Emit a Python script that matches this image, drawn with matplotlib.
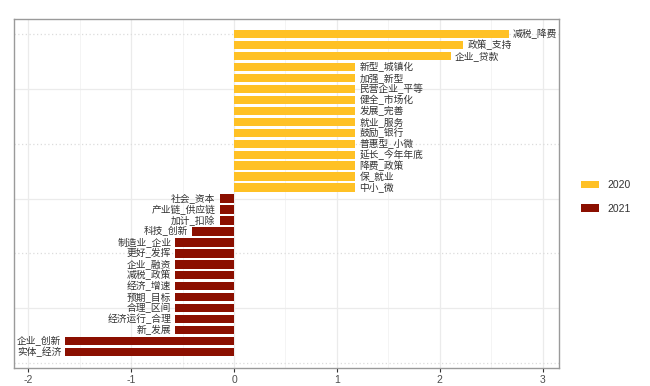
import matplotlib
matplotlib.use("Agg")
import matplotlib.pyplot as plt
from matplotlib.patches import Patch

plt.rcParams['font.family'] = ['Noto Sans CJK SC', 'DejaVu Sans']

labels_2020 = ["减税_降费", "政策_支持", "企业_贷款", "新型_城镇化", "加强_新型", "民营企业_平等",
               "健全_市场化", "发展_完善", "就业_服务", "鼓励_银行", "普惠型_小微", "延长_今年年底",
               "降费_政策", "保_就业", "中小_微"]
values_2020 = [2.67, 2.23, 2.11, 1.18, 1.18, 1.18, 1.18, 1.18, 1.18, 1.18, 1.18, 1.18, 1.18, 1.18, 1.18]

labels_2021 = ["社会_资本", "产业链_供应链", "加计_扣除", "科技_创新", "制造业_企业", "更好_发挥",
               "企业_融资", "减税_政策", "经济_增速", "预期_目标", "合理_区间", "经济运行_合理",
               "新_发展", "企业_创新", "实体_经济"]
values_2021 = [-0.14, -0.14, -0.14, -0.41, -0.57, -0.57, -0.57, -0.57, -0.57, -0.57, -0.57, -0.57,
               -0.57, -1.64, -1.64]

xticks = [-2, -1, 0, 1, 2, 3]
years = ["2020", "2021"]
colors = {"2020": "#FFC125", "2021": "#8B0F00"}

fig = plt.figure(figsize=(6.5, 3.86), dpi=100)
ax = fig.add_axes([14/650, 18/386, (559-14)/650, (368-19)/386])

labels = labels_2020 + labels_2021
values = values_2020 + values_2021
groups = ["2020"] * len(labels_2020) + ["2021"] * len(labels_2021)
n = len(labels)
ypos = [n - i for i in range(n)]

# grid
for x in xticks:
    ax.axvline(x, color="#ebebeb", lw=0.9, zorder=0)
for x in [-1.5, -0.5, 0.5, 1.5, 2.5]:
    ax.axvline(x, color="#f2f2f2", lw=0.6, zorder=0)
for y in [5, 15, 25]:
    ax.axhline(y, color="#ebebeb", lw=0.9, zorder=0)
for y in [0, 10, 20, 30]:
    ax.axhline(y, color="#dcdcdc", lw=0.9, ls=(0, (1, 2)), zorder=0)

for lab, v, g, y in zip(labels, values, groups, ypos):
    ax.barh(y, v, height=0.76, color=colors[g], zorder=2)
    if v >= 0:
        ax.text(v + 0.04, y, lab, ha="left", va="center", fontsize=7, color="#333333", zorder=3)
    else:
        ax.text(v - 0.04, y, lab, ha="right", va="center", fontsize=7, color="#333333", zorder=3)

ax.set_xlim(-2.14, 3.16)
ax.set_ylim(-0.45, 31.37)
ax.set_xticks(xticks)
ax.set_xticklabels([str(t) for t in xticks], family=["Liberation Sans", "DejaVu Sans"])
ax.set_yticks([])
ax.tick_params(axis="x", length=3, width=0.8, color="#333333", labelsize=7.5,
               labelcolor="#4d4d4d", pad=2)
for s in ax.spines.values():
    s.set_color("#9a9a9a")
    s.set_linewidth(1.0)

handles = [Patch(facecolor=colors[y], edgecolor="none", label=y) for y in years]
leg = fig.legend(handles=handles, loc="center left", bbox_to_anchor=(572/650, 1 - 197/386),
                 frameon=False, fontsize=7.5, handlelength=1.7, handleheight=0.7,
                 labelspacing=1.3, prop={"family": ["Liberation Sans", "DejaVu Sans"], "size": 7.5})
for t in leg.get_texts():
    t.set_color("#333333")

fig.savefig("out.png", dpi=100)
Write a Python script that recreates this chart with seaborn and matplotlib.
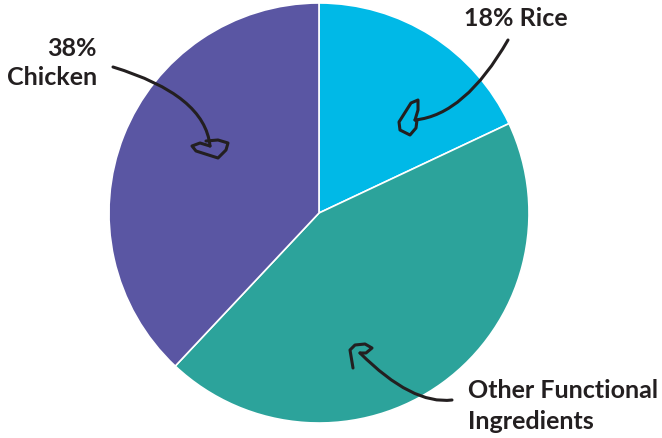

◆ ◆ ◆ ◆

The task = Copy the records above exactly. The pictures are not part of the copy.

Reply =
Emit a Python script that matches this image, drawn with matplotlib.
import matplotlib
matplotlib.use("Agg")
import matplotlib.pyplot as plt
from matplotlib.patches import Patch

plt.rcParams['font.family'] = ['Noto Sans CJK SC', 'DejaVu Sans']

labels_2020 = ["减税_降费", "政策_支持", "企业_贷款", "新型_城镇化", "加强_新型", "民营企业_平等",
               "健全_市场化", "发展_完善", "就业_服务", "鼓励_银行", "普惠型_小微", "延长_今年年底",
               "降费_政策", "保_就业", "中小_微"]
values_2020 = [2.67, 2.23, 2.11, 1.18, 1.18, 1.18, 1.18, 1.18, 1.18, 1.18, 1.18, 1.18, 1.18, 1.18, 1.18]

labels_2021 = ["社会_资本", "产业链_供应链", "加计_扣除", "科技_创新", "制造业_企业", "更好_发挥",
               "企业_融资", "减税_政策", "经济_增速", "预期_目标", "合理_区间", "经济运行_合理",
               "新_发展", "企业_创新", "实体_经济"]
values_2021 = [-0.14, -0.14, -0.14, -0.41, -0.57, -0.57, -0.57, -0.57, -0.57, -0.57, -0.57, -0.57,
               -0.57, -1.64, -1.64]

xticks = [-2, -1, 0, 1, 2, 3]
years = ["2020", "2021"]
colors = {"2020": "#FFC125", "2021": "#8B0F00"}

fig = plt.figure(figsize=(6.5, 3.86), dpi=100)
ax = fig.add_axes([14/650, 18/386, (559-14)/650, (368-19)/386])

labels = labels_2020 + labels_2021
values = values_2020 + values_2021
groups = ["2020"] * len(labels_2020) + ["2021"] * len(labels_2021)
n = len(labels)
ypos = [n - i for i in range(n)]

# grid
for x in xticks:
    ax.axvline(x, color="#ebebeb", lw=0.9, zorder=0)
for x in [-1.5, -0.5, 0.5, 1.5, 2.5]:
    ax.axvline(x, color="#f2f2f2", lw=0.6, zorder=0)
for y in [5, 15, 25]:
    ax.axhline(y, color="#ebebeb", lw=0.9, zorder=0)
for y in [0, 10, 20, 30]:
    ax.axhline(y, color="#dcdcdc", lw=0.9, ls=(0, (1, 2)), zorder=0)

for lab, v, g, y in zip(labels, values, groups, ypos):
    ax.barh(y, v, height=0.76, color=colors[g], zorder=2)
    if v >= 0:
        ax.text(v + 0.04, y, lab, ha="left", va="center", fontsize=7, color="#333333", zorder=3)
    else:
        ax.text(v - 0.04, y, lab, ha="right", va="center", fontsize=7, color="#333333", zorder=3)

ax.set_xlim(-2.14, 3.16)
ax.set_ylim(-0.45, 31.37)
ax.set_xticks(xticks)
ax.set_xticklabels([str(t) for t in xticks], family=["Liberation Sans", "DejaVu Sans"])
ax.set_yticks([])
ax.tick_params(axis="x", length=3, width=0.8, color="#333333", labelsize=7.5,
               labelcolor="#4d4d4d", pad=2)
for s in ax.spines.values():
    s.set_color("#9a9a9a")
    s.set_linewidth(1.0)

handles = [Patch(facecolor=colors[y], edgecolor="none", label=y) for y in years]
leg = fig.legend(handles=handles, loc="center left", bbox_to_anchor=(572/650, 1 - 197/386),
                 frameon=False, fontsize=7.5, handlelength=1.7, handleheight=0.7,
                 labelspacing=1.3, prop={"family": ["Liberation Sans", "DejaVu Sans"], "size": 7.5})
for t in leg.get_texts():
    t.set_color("#333333")

fig.savefig("out.png", dpi=100)
Write a Python script that recreates this chart with seaborn and matplotlib.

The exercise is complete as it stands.